Woody Vasulka. The Commission. 1983. Videotape (single-channel video with sound). 40 min. San Francisco Museum of Modern Art.
Electronic imaging, in tandem with strange noises, dominates The Commission to produce an expressive visual vocabulary that creates what has been termed an “electronic opera”. Anecdotally accompanying the electronic codes is a narrative based on the relationship of violinist Niccolo Paganini and composer Hector Berlioz. The Commission is a pivotal work in the approach towards narrative through electronic tools.
Steina. Voice Windows. 1986. Video (color, sound). 8:10 min. Museum of Modern Art.
In Voice Windows (1986), Steina generates a complex sound-image interface, using images to denote sound modulations. Images of urban Santa Fe and the elemental landscape of New Mexico visually convey the cadences and modulations of the human voice performed through a musical scat performance by Joan La Barbara, an American singer and composer. Voice Windows is part of a sequence of videos and installations inspired by the New Mexico desert.

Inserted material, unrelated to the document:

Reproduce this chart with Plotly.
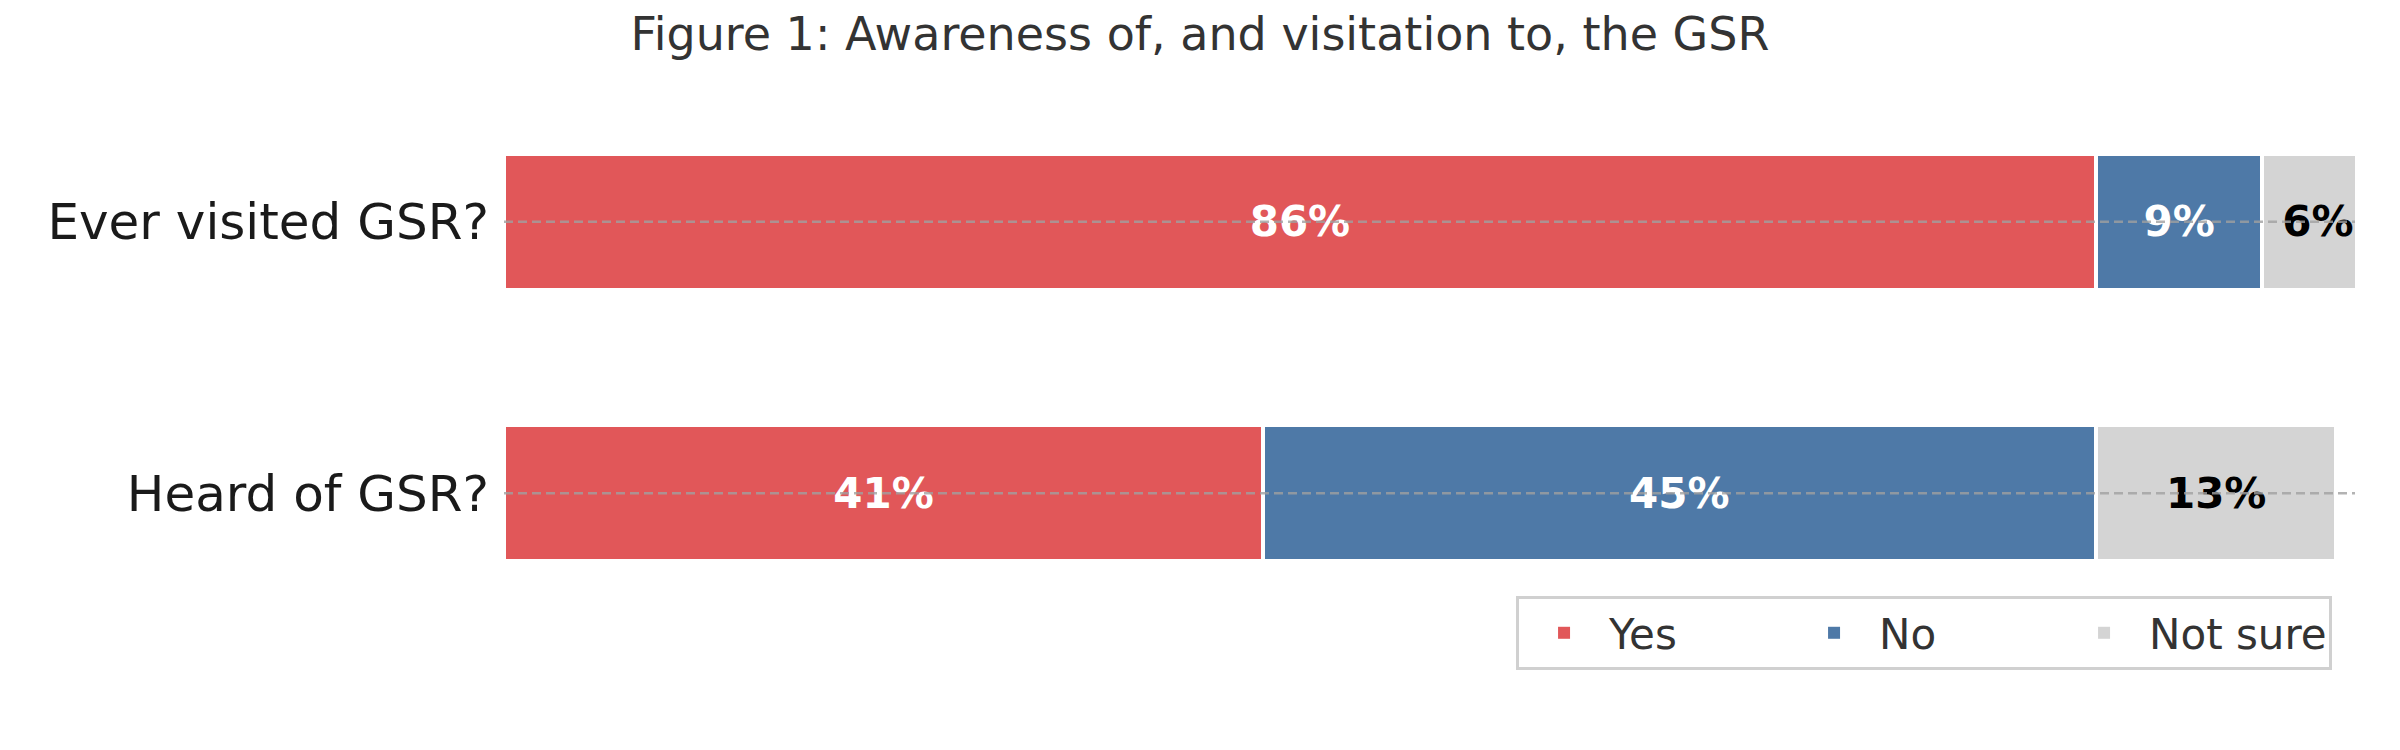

Steina and Woody Vasulka. In The Land of the Elevator Girls. 1989. Videotape (single-channel video with sound). 4:15 min. San Francisco Museum of Modern Art.
In the Land of the Elevator Girls employs the mechanical gestures of elevator doors as a metaphorical agent to expose the abbreviated version of contemporary Japanese culture received by outsiders. Doors quickly open and close on tableaus of natural, urban and domestic scenes, revealing layers of public and private vision, shifting from theatrical scenes to an elevator surveillance camera's documentation of daily life.
These works will remain on view in the Henry Auditorium on Saturday, December 20 during museum hours.